What is being asked >> Transcribe the material exactly. Images do not belong in the copy.

Provided data >>

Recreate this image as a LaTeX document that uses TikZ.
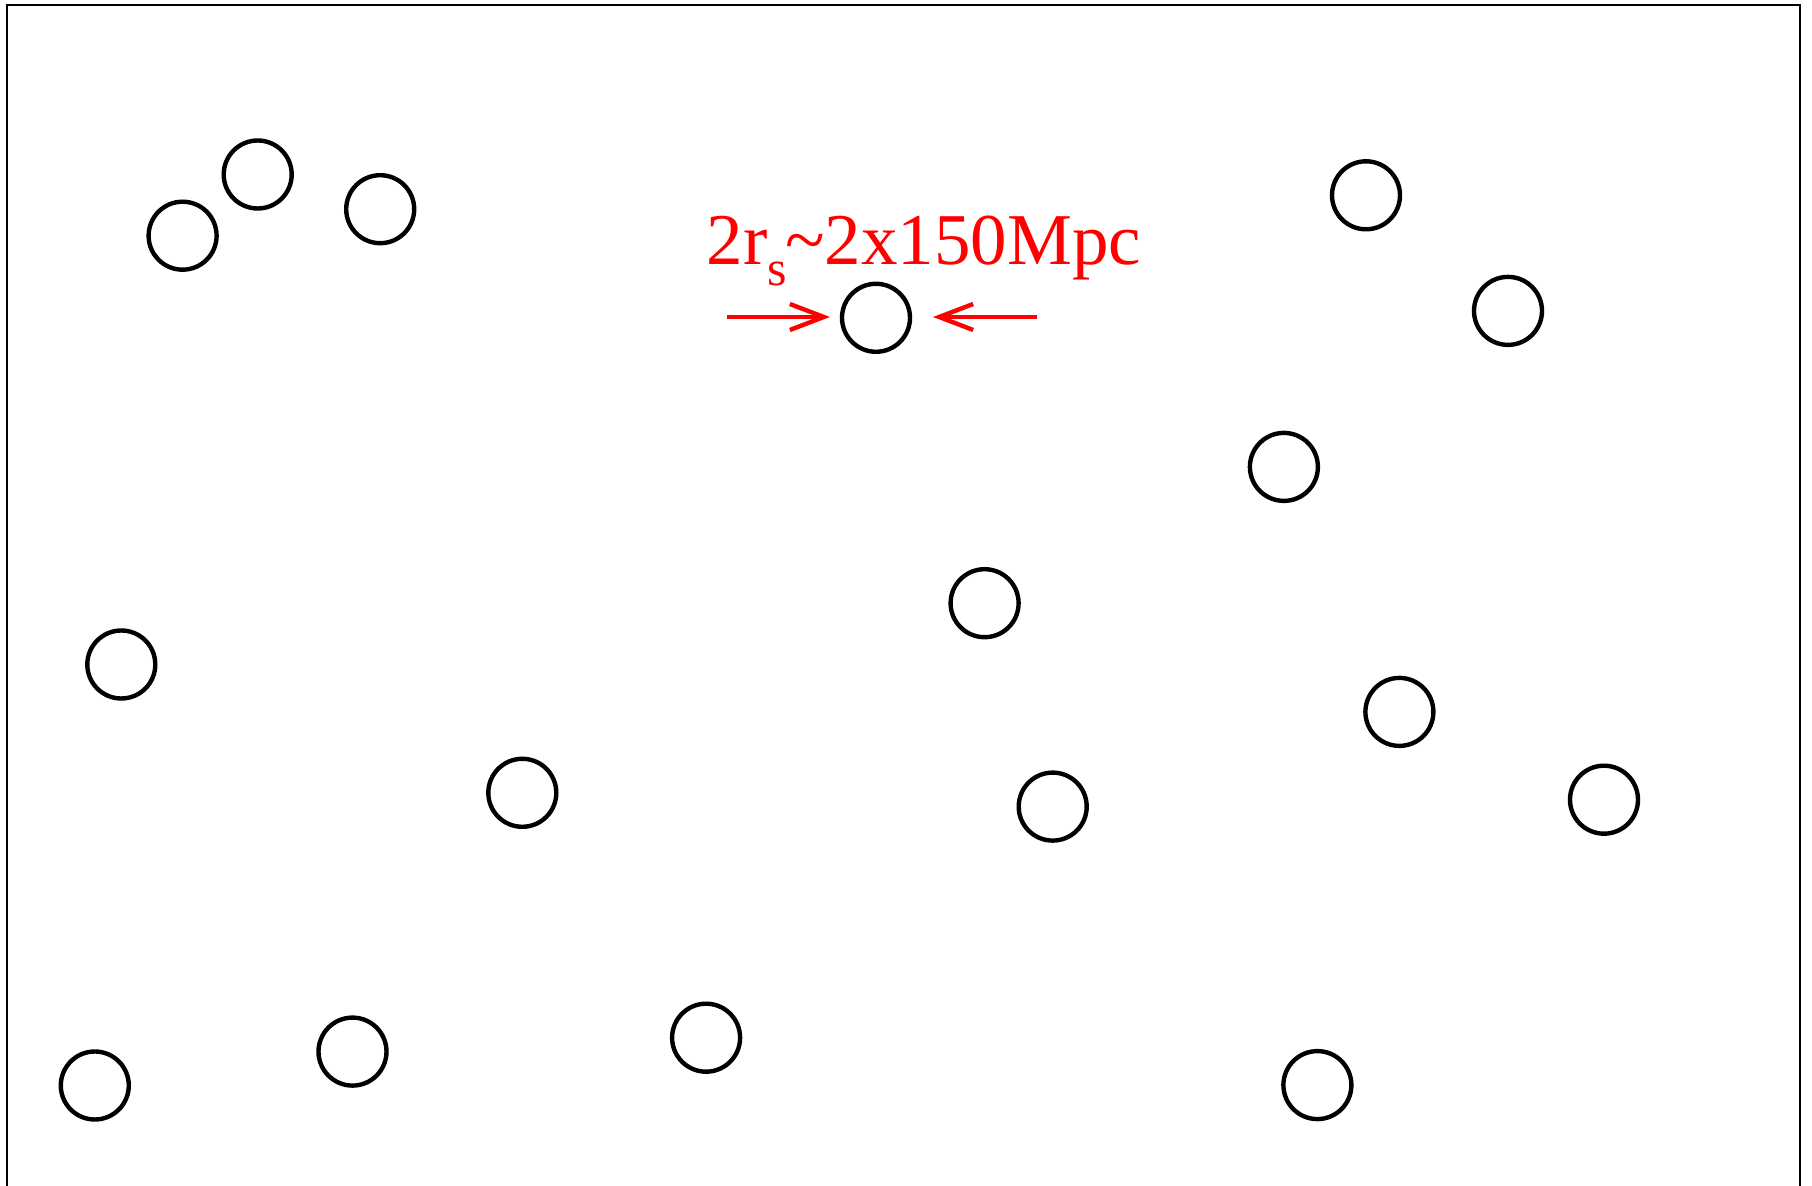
\documentclass[tikz,border=0pt]{standalone}
\usepackage{fontspec}
\setmainfont{Liberation Serif}
\usetikzlibrary{arrows.meta}
\begin{document}
\begin{tikzpicture}[x=0.5pt,y=-0.5pt,
  blob/.style={circle,draw=black,line width=2.2pt,minimum size=34pt,inner sep=0pt},
  redarrow/.style={draw=red,line width=2.2pt,-{Straight Barb[length=17pt,width=13pt,line width=2.2pt]}},
  frameline/.style={draw=black,line width=1pt}]
\useasboundingbox (0,0) rectangle (1812,1186);
\draw[frameline] (6.5,1200) -- (6.5,5) -- (1800,5) -- (1800,1200);
\node[blob] (c1) at (257.7,174.5) {};
\node[blob] (c2) at (182.6,235.7) {};
\node[blob] (c3) at (380.2,209.2) {};
\node[blob] (c4) at (876,317.8) {};
\node[blob] (c5) at (1366,195.3) {};
\node[blob] (c6) at (1508,310.9) {};
\node[blob] (c7) at (1283.9,466.9) {};
\node[blob] (c8) at (984.6,603.2) {};
\node[blob] (c9) at (121.3,664.5) {};
\node[blob] (c10) at (1399.4,711.9) {};
\node[blob] (c11) at (522.3,792.8) {};
\node[blob] (c12) at (1052.7,806.6) {};
\node[blob] (c13) at (1604,799.7) {};
\node[blob] (c14) at (94.8,1085.5) {};
\node[blob] (c15) at (352.5,1051.6) {};
\node[blob] (c16) at (706.1,1037.7) {};
\node[blob] (c17) at (1317.4,1085.1) {};
\coordinate (la) at (727,317);
\coordinate (lt) at (830,317);
\coordinate (ra) at (1037,317);
\coordinate (rt) at (933,317);
\draw[redarrow] (la) -- (lt);
\draw[redarrow] (ra) -- (rt);
\node[text=red,font=\fontsize{36.5pt}{40pt}\selectfont,anchor=base,inner sep=0pt] (lbl) at (924,265)
  {2r\raisebox{-10.5pt}{\fontsize{25pt}{26pt}\selectfont s}\kern-1pt\textasciitilde 2x150Mpc};
\end{tikzpicture}
\end{document}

Output of the task >>
Recreate this image as a LaTeX document that uses TikZ.
\documentclass[tikz,border=0pt]{standalone}
\usepackage{fontspec}
\setmainfont{Liberation Serif}
\usetikzlibrary{arrows.meta}
\begin{document}
\begin{tikzpicture}[x=0.5pt,y=-0.5pt,
  blob/.style={circle,draw=black,line width=2.2pt,minimum size=34pt,inner sep=0pt},
  redarrow/.style={draw=red,line width=2.2pt,-{Straight Barb[length=17pt,width=13pt,line width=2.2pt]}},
  frameline/.style={draw=black,line width=1pt}]
\useasboundingbox (0,0) rectangle (1812,1186);
\draw[frameline] (6.5,1200) -- (6.5,5) -- (1800,5) -- (1800,1200);
\node[blob] (c1) at (257.7,174.5) {};
\node[blob] (c2) at (182.6,235.7) {};
\node[blob] (c3) at (380.2,209.2) {};
\node[blob] (c4) at (876,317.8) {};
\node[blob] (c5) at (1366,195.3) {};
\node[blob] (c6) at (1508,310.9) {};
\node[blob] (c7) at (1283.9,466.9) {};
\node[blob] (c8) at (984.6,603.2) {};
\node[blob] (c9) at (121.3,664.5) {};
\node[blob] (c10) at (1399.4,711.9) {};
\node[blob] (c11) at (522.3,792.8) {};
\node[blob] (c12) at (1052.7,806.6) {};
\node[blob] (c13) at (1604,799.7) {};
\node[blob] (c14) at (94.8,1085.5) {};
\node[blob] (c15) at (352.5,1051.6) {};
\node[blob] (c16) at (706.1,1037.7) {};
\node[blob] (c17) at (1317.4,1085.1) {};
\coordinate (la) at (727,317);
\coordinate (lt) at (830,317);
\coordinate (ra) at (1037,317);
\coordinate (rt) at (933,317);
\draw[redarrow] (la) -- (lt);
\draw[redarrow] (ra) -- (rt);
\node[text=red,font=\fontsize{36.5pt}{40pt}\selectfont,anchor=base,inner sep=0pt] (lbl) at (924,265)
  {2r\raisebox{-10.5pt}{\fontsize{25pt}{26pt}\selectfont s}\kern-1pt\textasciitilde 2x150Mpc};
\end{tikzpicture}
\end{document}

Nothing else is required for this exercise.